/Devi Boron and Sindur Khela with great Zeal at Hyderabad

Devi Boron and Sindur Khela with great Zeal at Hyderabad

Not only Kolkata,Assam, Bihar or Tirpura, there was a buzz of Sindoor Khela at the Nizam city too.. The women played sindur and bid farewell to the goddess Durga.

Today is Vijaya Dasami and according to Bengali custom, women of Bengali community today play Sindur Khela to protect Suhag and wish to protect her husband and Children.

Pic Courtesy : Samarjit Sarkar Roy Mahajan

On the occasion of Vijayadashami, sindur was played by women of Bengali Community in Hyderabad Bangalee Samity today. It is believed that on this day, women of Bengali society play Sindur (vermilion) to bid farewell to the mother Durga after worshiping.

Pic Courtesy : Samarjit Sarkar Roy Mahajan

The Bengali community with a heavy heart immerses the clay idol of the Goddess on this day. But the most interesting part of the six-day ceremony is made just before the immersion, known as the Debi Boran and Sindur Khela rituals. In Debi Boran in which women offer Sindur on the face and feet of the Durga with betel nut, feeding sweets and other items . This is purely a women’s rituals and that too only for married women.

The sindoor khela is celebrated by Bengali Hindu women. Traditionally, this ritual is for married women who follow a set custom and protocol during sindoor khela, believing that it will bring good luck for them and long life for their husband.

Pic Courtesy : Samarjit Sarkar Roy Mahajan

Earliar days Widow and unmarried women are generally forbidden. But as Maa Durga is for everyone, this ritual now includes all women be it married, widowed or transgender, to show that it is a universal relationship for all women. This ritual is now gaining popularity among other communities as well.

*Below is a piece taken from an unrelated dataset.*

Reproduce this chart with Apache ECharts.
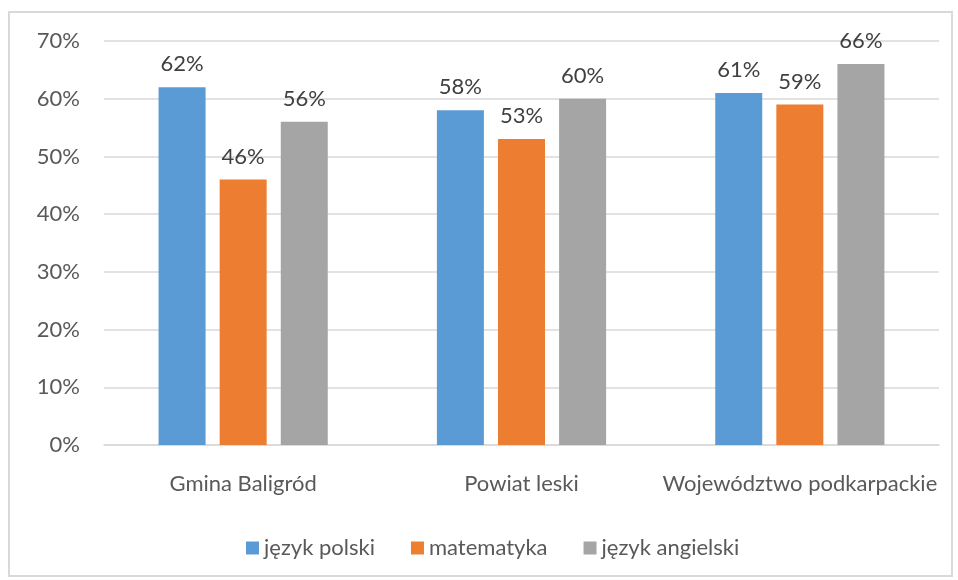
<!DOCTYPE html>
<html>
<head>
<meta charset="utf-8">
<script src="https://cdn.jsdelivr.net/npm/echarts@6/dist/echarts.min.js"></script>
<style>
  html, body { margin: 0; padding: 0; background: #fff; }
  #chart { width: 958px; height: 580px; }
</style>
</head>
<body>
<div id="chart"></div>
<script>
const categories = ['Gmina Baligród', 'Powiat leski', 'Województwo podkarpackie']
const seriesNames = ['język polski', 'matematyka', 'język angielski']
const polski = [62, 58, 61]
const matematyka = [46, 53, 59]
const angielski = [56, 60, 66]
const colors = ['#5B9BD5', '#ED7D31', '#A5A5A5']

const font = 'Lato'
const textColor = '#595959'
const fontSize = 22

const myChart = echarts.init(document.getElementById('chart'))

function bar(name, data, color) {
  return {
    name: name,
    type: 'bar',
    data: data,
    barWidth: 47,
    barGap: '30%',
    itemStyle: { color: color },
    label: {
      show: true,
      position: 'top',
      distance: 12,
      formatter: '{c}%',
      color: '#404040',
      fontFamily: font,
      fontSize: fontSize
    }
  }
}

myChart.setOption({
  animation: false,
  color: colors,
  graphic: [{
    type: 'rect',
    shape: { x: 9, y: 12, width: 943, height: 564 },
    style: { fill: 'none', stroke: '#D9D9D9', lineWidth: 2 }
  }],
  grid: { left: 104, right: 19, top: 41, bottom: 135 },
  legend: {
    bottom: 16,
    left: 241,
    itemWidth: 13,
    itemHeight: 13,
    itemGap: 36,
    icon: 'rect',
    textStyle: { color: textColor, fontFamily: font, fontSize: fontSize },
    data: seriesNames
  },
  xAxis: {
    type: 'category',
    data: categories,
    axisLine: { lineStyle: { color: '#D9D9D9', width: 1.5 } },
    axisTick: { show: false },
    axisLabel: { interval: 0, color: textColor, fontFamily: font, fontSize: fontSize, margin: 28 }
  },
  yAxis: {
    type: 'value',
    min: 0,
    max: 70,
    interval: 10,
    axisLine: { show: false },
    axisTick: { show: false },
    splitLine: { lineStyle: { color: '#D9D9D9', width: 1.5 } },
    axisLabel: {
      formatter: '{value}%',
      color: textColor,
      fontFamily: font,
      fontSize: fontSize,
      margin: 24
    }
  },
  series: [
    bar(seriesNames[0], polski, colors[0]),
    bar(seriesNames[1], matematyka, colors[1]),
    bar(seriesNames[2], angielski, colors[2])
  ]
})
</script>
</body>
</html>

Pic Courtesy : Samarjit Sarkar Roy Mahajan


Before the idols are taken for immersion, they collect small amounts of vermilion from the goddess, as it is believed that it will provide good health to her husband when used by them. All that is left on the fingers is applied to each other’s foreheads, face, chin and cheeks and also the bangles worn by every married Bengali woman. The origin of this ritual is said to have started about 200 years ago.